## Task to carry out
Copy exactly the lines from the beginning of the data down to and including the line holding "const legendLabels = ['Au+Au", without any pictures.

## Provided material
[start]

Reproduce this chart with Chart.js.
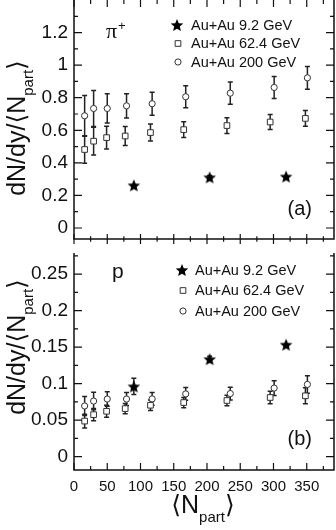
<!DOCTYPE html>
<html>
<head>
<meta charset="utf-8">
<script src="https://cdn.jsdelivr.net/npm/chart.js@4.4.0/dist/chart.umd.min.js"></script>
<style>
html, body { margin: 0; padding: 0; background: #fff; }
#wrap { position: relative; width: 336px; height: 530px; overflow: hidden; font-family: "Liberation Sans", "DejaVu Sans", sans-serif; color: #111; }
#cA { position: absolute; left: 0; top: 0; }
#cB { position: absolute; left: 0; top: 250px; }
.title { position: absolute; white-space: nowrap; font-size: 25px; line-height: 29px; transform: translate(-50%, -50%) rotate(-90deg); }
.title .sub { font-size: 15px; position: relative; top: 8px; }
.xtitle { position: absolute; white-space: nowrap; font-size: 25px; line-height: 29px; transform: translate(-50%, -50%); }
.xtitle .sub { font-size: 15px; position: relative; top: 9px; }
</style>
</head>
<body>
<div id="wrap">
  <canvas id="cA" width="336" height="250"></canvas>
  <canvas id="cB" width="336" height="280"></canvas>
  <div class="title" style="left:18px; top:128px;">dN/dy/⟨N<span class="sub">part</span>⟩</div>
  <div class="title" style="left:18px; top:347px;">dN/dy/⟨N<span class="sub">part</span>⟩</div>
  <div class="xtitle" style="left:203px; top:506px;">⟨N<span class="sub">part</span>⟩</div>
</div>
<script>
// valeurs
const legendLabels = ['Au+Au 9.2 GeV', 'Au+Au 62.4 GeV', 'Au+Au 200 GeV'];

const nPart9 = [90, 204, 319];
const nPart62 = [16, 29.5, 49, 77, 115, 165, 230, 295, 348];
const nPart200 = [16, 29.5, 50, 79, 117.5, 168, 235, 301, 351];

// pi+
const pion9 = [0.262, 0.311, 0.316];
const pion9Err = [0, 0.012, 0];
const pion62 = [0.482, 0.533, 0.555, 0.565, 0.586, 0.604, 0.629, 0.651, 0.673];
const pion62Err = [0.085, 0.085, 0.07, 0.058, 0.052, 0.048, 0.048, 0.046, 0.048];
const pion200 = [0.689, 0.734, 0.734, 0.750, 0.763, 0.806, 0.828, 0.863, 0.922];
const pion200Err = [0.125, 0.11, 0.09, 0.075, 0.07, 0.067, 0.068, 0.068, 0.07];

// p
const proton9 = [0.0963, 0.1336, 0.1535];
const proton9Err = [0.011, 0.004, 0];
const proton62 = [0.0488, 0.0576, 0.0622, 0.0659, 0.0705, 0.0742, 0.077, 0.0811, 0.0834];
const proton62Err = [0.0095, 0.0083, 0.0083, 0.007, 0.0072, 0.007, 0.0072, 0.0085, 0.011];
const proton200 = [0.0695, 0.0762, 0.079, 0.079, 0.0792, 0.086, 0.0865, 0.094, 0.099];
const proton200Err = [0.013, 0.012, 0.010, 0.009, 0.0088, 0.0088, 0.0088, 0.010, 0.012];

// axes
const xTicks = [0, 50, 100, 150, 200, 250, 300, 350];
const xMinorTicks = [25, 75, 125, 175, 225, 275, 325, 375];
const yTicksPion = [0, 0.2, 0.4, 0.6, 0.8, 1, 1.2];
const yMinorPion = [0.1, 0.3, 0.5, 0.7, 0.9, 1.1, 1.3];
const yTicksProton = [0, 0.05, 0.1, 0.15, 0.2, 0.25];
const yMinorProton = [0.025, 0.075, 0.125, 0.175, 0.225, 0.275];

const FONT = '"Liberation Sans", "DejaVu Sans", sans-serif';
const INK = '#111';

function starImage(R) {
    const size = Math.ceil(R * 2) + 2;
    const c = document.createElement('canvas');
    c.width = size; c.height = size;
    const g = c.getContext('2d');
    const cx = size / 2, cy = size / 2 + R * 0.1, r = R * 0.45;
    g.beginPath();
    for (let k = 0; k < 10; k++) {
        const a = -Math.PI / 2 + k * Math.PI / 5;
        const rr = k % 2 ? r : R;
        g.lineTo(cx + rr * Math.cos(a), cy + rr * Math.sin(a));
    }
    g.closePath();
    g.fillStyle = '#000';
    g.fill();
    return c;
}
const STAR = starImage(6.6);

function pts(xs, ys) { return xs.map((x, i) => ({x: x, y: ys[i]})); }

function makeSets(y9, e9, y62, e62, y200, e200) {
    return [
        {label: legendLabels[0], data: pts(nPart9, y9), errs: e9, pointStyle: STAR, pointRadius: 6,
         backgroundColor: '#000', borderColor: '#000', borderWidth: 0},
        {label: legendLabels[2], data: pts(nPart200, y200), errs: e200, pointStyle: 'circle', pointRadius: 3.1,
         backgroundColor: '#fff', borderColor: '#333', borderWidth: 1},
        {label: legendLabels[1], data: pts(nPart62, y62), errs: e62, pointStyle: 'rect', pointRadius: 4,
         backgroundColor: '#fff', borderColor: '#333', borderWidth: 1}
    ];
}

// cadre, graduations, barres d'erreur, légende
const decor = {
    id: 'decor',
    beforeDatasetsDraw(chart) {
        const ctx = chart.ctx, xs = chart.scales.x, ys = chart.scales.y;
        ctx.save();
        ctx.strokeStyle = '#222';
        ctx.lineWidth = 1.5;
        chart.data.datasets.forEach(ds => {
            ds.data.forEach((p, i) => {
                const e = ds.errs[i];
                if (!e) return;
                const px = xs.getPixelForValue(p.x);
                const top = ys.getPixelForValue(p.y + e), bot = ys.getPixelForValue(p.y - e);
                ctx.beginPath();
                ctx.moveTo(px, top); ctx.lineTo(px, bot);
                ctx.moveTo(px - 2.5, top); ctx.lineTo(px + 2.5, top);
                ctx.moveTo(px - 2.5, bot); ctx.lineTo(px + 2.5, bot);
                ctx.stroke();
            });
        });
        ctx.restore();
    },
    afterDatasetsDraw(chart, args, o) {
        const ctx = chart.ctx, a = chart.chartArea, xs = chart.scales.x, ys = chart.scales.y;
        ctx.save();
        ctx.strokeStyle = INK;
        ctx.lineWidth = 1.5;
        ctx.beginPath();
        ctx.moveTo(a.left, a.top); ctx.lineTo(a.left, a.bottom);
        ctx.lineTo(a.right, a.bottom); ctx.lineTo(a.right, a.top);
        ctx.stroke();

        ctx.lineWidth = 1.2;
        ctx.beginPath();
        const yTick = (v, len) => {
            const py = ys.getPixelForValue(v);
            ctx.moveTo(a.left, py); ctx.lineTo(a.left + len, py);
            ctx.moveTo(a.right, py); ctx.lineTo(a.right - len, py);
        };
        o.yMajor.forEach(v => yTick(v, 8));
        o.yMinor.forEach(v => yTick(v, 4));
        const xTick = (v, len) => {
            const px = xs.getPixelForValue(v);
            if (o.topTicks) { ctx.moveTo(px, a.top); ctx.lineTo(px, a.top + len); }
            if (o.crossBottom) { ctx.moveTo(px, a.bottom - len * 0.7); ctx.lineTo(px, a.bottom + len * 0.7); }
            else { ctx.moveTo(px, a.bottom); ctx.lineTo(px, a.bottom - len); }
        };
        xTicks.forEach(v => xTick(v, 7));
        xMinorTicks.forEach(v => xTick(v, 4));
        ctx.stroke();

        // légende
        const order = [0, 2, 1];
        ctx.font = '14.5px ' + FONT;
        ctx.textBaseline = 'middle';
        order.forEach((d, i) => {
            const ds = chart.data.datasets[d];
            const y = o.legY[i];
            ctx.fillStyle = ds.backgroundColor;
            ctx.strokeStyle = ds.borderColor;
            ctx.lineWidth = ds.borderWidth;
            Chart.helpers.drawPoint(ctx, {pointStyle: ds.pointStyle, radius: ds.pointRadius, borderWidth: ds.borderWidth, rotation: 0},
                o.legMarkX + (d === 0 ? 0 : 1), y);
            ctx.fillStyle = INK;
            ctx.fillText(ds.label, o.legTextX, y + 0.5);
        });

        // étiquettes du panneau
        ctx.textBaseline = 'alphabetic';
        ctx.fillStyle = INK;
        if (o.species === 'pi') {
            ctx.font = '22px "Liberation Serif", serif';
            ctx.fillText('π', 106, 38);
            ctx.font = '13px ' + FONT;
            ctx.fillText('+', 118, 30);
        } else {
            ctx.font = '21px ' + FONT;
            ctx.fillText('p', 112, 28);
        }
        ctx.font = '20px ' + FONT;
        ctx.textAlign = 'right';
        ctx.fillText(o.tag, 312, o.tagY);
        ctx.restore();
    }
};

const fmt = v => String(parseFloat(Number(v).toFixed(3)));

function yScale(min, max, ticks) {
    return {
        type: 'linear', min: min, max: max,
        grid: {display: false, drawTicks: false},
        border: {display: false},
        afterFit: s => { s.width = 74; s.paddingTop = 0; s.paddingBottom = 0; },
        afterBuildTicks: s => { s.ticks = ticks.map(v => ({value: v})); },
        ticks: {padding: 6, color: INK, font: {family: FONT, size: 19}, callback: fmt}
    };
}

new Chart(document.getElementById('cA'), {
    type: 'scatter',
    data: {datasets: makeSets(pion9, pion9Err, pion62, pion62Err, pion200, pion200Err)},
    options: {
        responsive: false, animation: false,
        layout: {autoPadding: false, padding: {top: 0, right: 2, bottom: 11, left: 0}},
        plugins: {
            legend: {display: false}, tooltip: {enabled: false},
            decor: {yMajor: yTicksPion, yMinor: yMinorPion, topTicks: true, crossBottom: true,
                    legY: [25, 43.5, 62], legMarkX: 177, legTextX: 191, species: 'pi', tag: '(a)', tagY: 215}
        },
        scales: {
            x: {type: 'linear', min: 0, max: 391, display: false},
            y: yScale(-0.0675, 1.4, yTicksPion)
        }
    },
    plugins: [decor]
});

new Chart(document.getElementById('cB'), {
    type: 'scatter',
    data: {datasets: makeSets(proton9, proton9Err, proton62, proton62Err, proton200, proton200Err)},
    options: {
        responsive: false, animation: false,
        layout: {autoPadding: false, padding: {top: 3, right: 2, bottom: 0, left: 0}},
        plugins: {
            legend: {display: false}, tooltip: {enabled: false},
            decor: {yMajor: yTicksProton, yMinor: yMinorProton, topTicks: false, crossBottom: false,
                    legY: [20, 40.5, 61], legMarkX: 182, legTextX: 195, species: 'p', tag: '(b)', tagY: 195}
        },
        scales: {
            x: {
                type: 'linear', min: 0, max: 391,
                grid: {display: false, drawTicks: false},
                border: {display: false},
                afterFit: s => { s.height = 60; s.paddingLeft = 0; s.paddingRight = 0; },
                afterBuildTicks: s => { s.ticks = xTicks.map(v => ({value: v})); },
                ticks: {padding: 8, color: INK, maxRotation: 0, autoSkip: false, font: {family: FONT, size: 15}, callback: fmt}
            },
            y: yScale(-0.0182, 0.279, yTicksProton)
        }
    },
    plugins: [decor]
});
</script>
</body>
</html>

[end]

## Reply to the exercise
Reproduce this chart with Chart.js.
<!DOCTYPE html>
<html>
<head>
<meta charset="utf-8">
<script src="https://cdn.jsdelivr.net/npm/chart.js@4.4.0/dist/chart.umd.min.js"></script>
<style>
html, body { margin: 0; padding: 0; background: #fff; }
#wrap { position: relative; width: 336px; height: 530px; overflow: hidden; font-family: "Liberation Sans", "DejaVu Sans", sans-serif; color: #111; }
#cA { position: absolute; left: 0; top: 0; }
#cB { position: absolute; left: 0; top: 250px; }
.title { position: absolute; white-space: nowrap; font-size: 25px; line-height: 29px; transform: translate(-50%, -50%) rotate(-90deg); }
.title .sub { font-size: 15px; position: relative; top: 8px; }
.xtitle { position: absolute; white-space: nowrap; font-size: 25px; line-height: 29px; transform: translate(-50%, -50%); }
.xtitle .sub { font-size: 15px; position: relative; top: 9px; }
</style>
</head>
<body>
<div id="wrap">
  <canvas id="cA" width="336" height="250"></canvas>
  <canvas id="cB" width="336" height="280"></canvas>
  <div class="title" style="left:18px; top:128px;">dN/dy/⟨N<span class="sub">part</span>⟩</div>
  <div class="title" style="left:18px; top:347px;">dN/dy/⟨N<span class="sub">part</span>⟩</div>
  <div class="xtitle" style="left:203px; top:506px;">⟨N<span class="sub">part</span>⟩</div>
</div>
<script>
// valeurs
const legendLabels = ['Au+Au 9.2 GeV', 'Au+Au 62.4 GeV', 'Au+Au 200 GeV'];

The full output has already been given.